Directive
Reproduce the material below line by line, beginning with its first line and ending with the line that contains "import matplotlib.pyplot as plt"; leave out pictures.

=== Recorded information ===

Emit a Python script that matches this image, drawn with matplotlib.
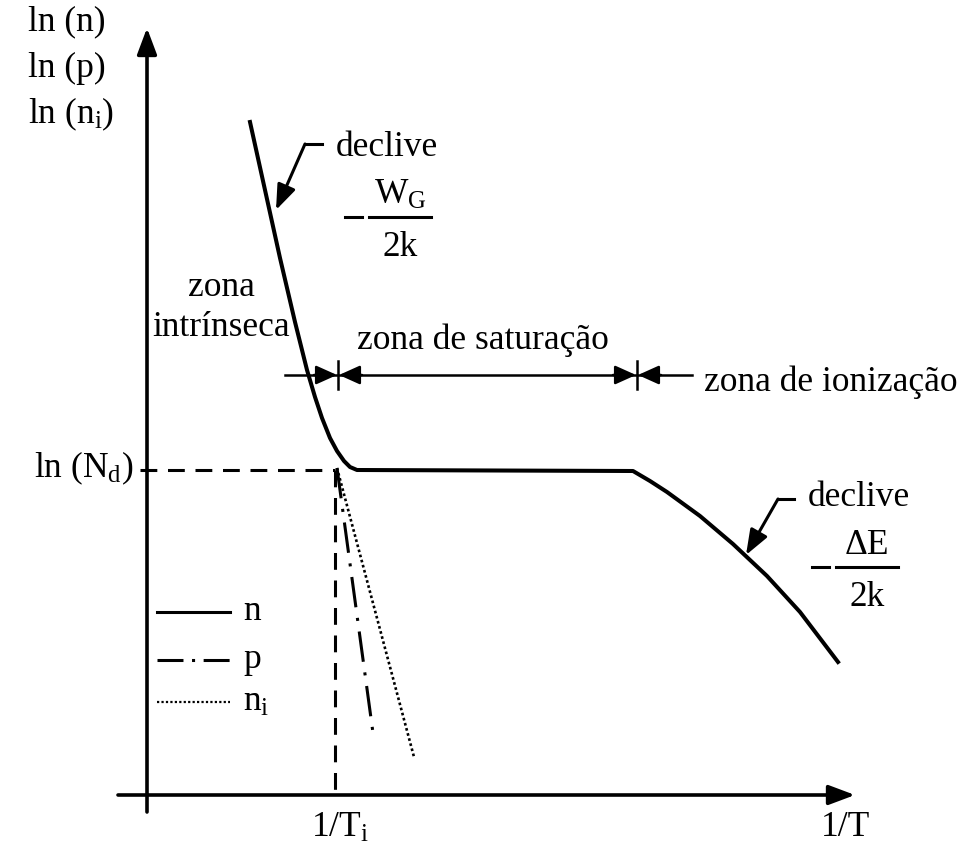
import matplotlib.pyplot as plt

plt.rcParams['font.family'] = ['Liberation Serif', 'DejaVu Serif']
plt.rcParams['mathtext.fontset'] = 'custom'
plt.rcParams['mathtext.rm'] = 'Liberation Serif'
plt.rcParams['mathtext.it'] = 'Liberation Serif:italic'

# curve n: intrinsic slope, saturation plateau, ionization slope
n_x = [250, 265, 280, 295, 307, 315, 322, 330, 337, 344, 350, 357,
       633, 650, 667, 700, 733, 767, 800, 838]
n_y = [122, 190, 258, 322, 370, 397, 418, 438, 451, 461, 467, 470,
       471, 481, 492, 516, 544, 576, 612, 662]

# p and n_i below the saturation level
p_x = [337, 373]
p_y = [468, 733]
ni_x = [337, 414]
ni_y = [468, 757]

# reference levels
nd_level = 470
ti_pos = 335
zone_y = 375
zone_ticks = [338, 637]
zone_span = [285, 692]

y_labels = ['ln (n)', 'ln (p)', 'ln (n$_\\mathrm{i}$)']
legend_labels = ['n', 'p', 'n$_\\mathrm{i}$']

FS = 25.5
LW = 2.9

fig = plt.figure(figsize=(9.64, 8.47), dpi=100)
ax = fig.add_axes([0, 0, 1, 1])
ax.set_xlim(0, 964)
ax.set_ylim(847, 0)
ax.axis('off')


def arrow(x0, y0, x1, y1, lw=2.2, scale=18, hl=0.8, hw=0.3):
    ax.annotate('', xy=(x1, y1), xytext=(x0, y0),
                arrowprops=dict(arrowstyle=f'-|>,head_length={hl},head_width={hw}',
                                color='black', lw=lw, shrinkA=0, shrinkB=0,
                                mutation_scale=scale))


# axes
arrow(147, 812, 147, 28, lw=2.6, scale=20, hl=0.8, hw=0.3)
arrow(118, 795, 855, 795, lw=2.6, scale=20, hl=0.8, hw=0.3)

# ln(Nd) and 1/Ti guides
ax.plot([140, ti_pos], [nd_level, nd_level], color='black', lw=2.2,
        linestyle=(0, (5.5, 3.5)))
ax.plot([ti_pos, ti_pos], [nd_level, 800], color='black', lw=2.2,
        linestyle=(0, (5.5, 3.5)))

# carrier curves
ax.plot(n_x, n_y, color='black', lw=LW, solid_joinstyle='round')
ax.plot(p_x, p_y, color='black', lw=2.2, linestyle=(0, (10, 3.5, 1, 3.5)))
ax.plot(ni_x, ni_y, color='black', lw=1.9, linestyle=(0, (1, 1)))

# zone boundaries
ax.plot(zone_span, [zone_y, zone_y], color='black', lw=1.8)
for t in zone_ticks:
    ax.plot([t, t], [zone_y - 14, zone_y + 14], color='black', lw=1.8)
    arrow(t - 24, zone_y, t - 1, zone_y, lw=1.8, scale=16, hl=0.8, hw=0.36)
    arrow(t + 24, zone_y, t + 1, zone_y, lw=1.8, scale=16, hl=0.8, hw=0.36)

ax.text(221, 287, 'zona', fontsize=FS, ha='center', va='center')
ax.text(221, 327, 'intrínseca', fontsize=FS, ha='center', va='center')
ax.text(483, 340, 'zona de saturação', fontsize=FS, ha='center', va='center')
ax.text(704, 382, 'zona de ionização', fontsize=FS, ha='left', va='center')

# axis labels
for i, lab in enumerate(y_labels):
    ax.text(28, 22 + i * 46, lab, fontsize=FS, ha='left', va='center')
ax.text(133, 468, 'ln (N$_\\mathrm{d}$)', fontsize=FS, ha='right', va='center')
ax.text(340, 828, '1/T$_\\mathrm{i}$', fontsize=FS, ha='center', va='center')
ax.text(845, 828, '1/T', fontsize=FS, ha='center', va='center')


def slope_note(x_text, y_text, numer, x_bar, hook, tip):
    ax.text(x_text, y_text, 'declive', fontsize=FS, ha='left', va='center')
    bar_y = y_text + 70
    ax.plot([x_bar - 60, x_bar - 43], [bar_y, bar_y], color='black', lw=2.2)
    ax.plot([x_bar - 36, x_bar + 26], [bar_y, bar_y], color='black', lw=2.2)
    ax.text(x_bar - 5, bar_y - 22, numer, fontsize=FS, ha='center', va='center')
    ax.text(x_bar - 5, bar_y + 30, '2k', fontsize=FS, ha='center', va='center')
    ax.plot([x_text - 14, hook[0]], [hook[1], hook[1]], color='black', lw=2.2)
    arrow(hook[0], hook[1], tip[0], tip[1], lw=2.2, scale=18, hl=0.85, hw=0.32)


slope_note(336, 147, 'W$_\\mathrm{G}$', 405, (305, 144), (276, 210))
slope_note(808, 497, 'ΔE', 872, (778, 499), (746, 555))

# legend
leg_y = [612, 660, 702]
ax.plot([157, 230], [leg_y[0]] * 2, color='black', lw=2.2)
ax.plot([157, 230], [leg_y[1]] * 2, color='black', lw=2.2,
        linestyle=(0, (8.5, 2.8, 1, 2.8)))
ax.plot([157, 230], [leg_y[2]] * 2, color='black', lw=1.6,
        linestyle=(0, (1, 1)))
for y, lab in zip(leg_y, legend_labels):
    ax.text(243, y, lab, fontsize=FS, ha='left', va='center')

fig.savefig('out.png', dpi=100)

===

Result of the exercise
Emit a Python script that matches this image, drawn with matplotlib.
import matplotlib.pyplot as plt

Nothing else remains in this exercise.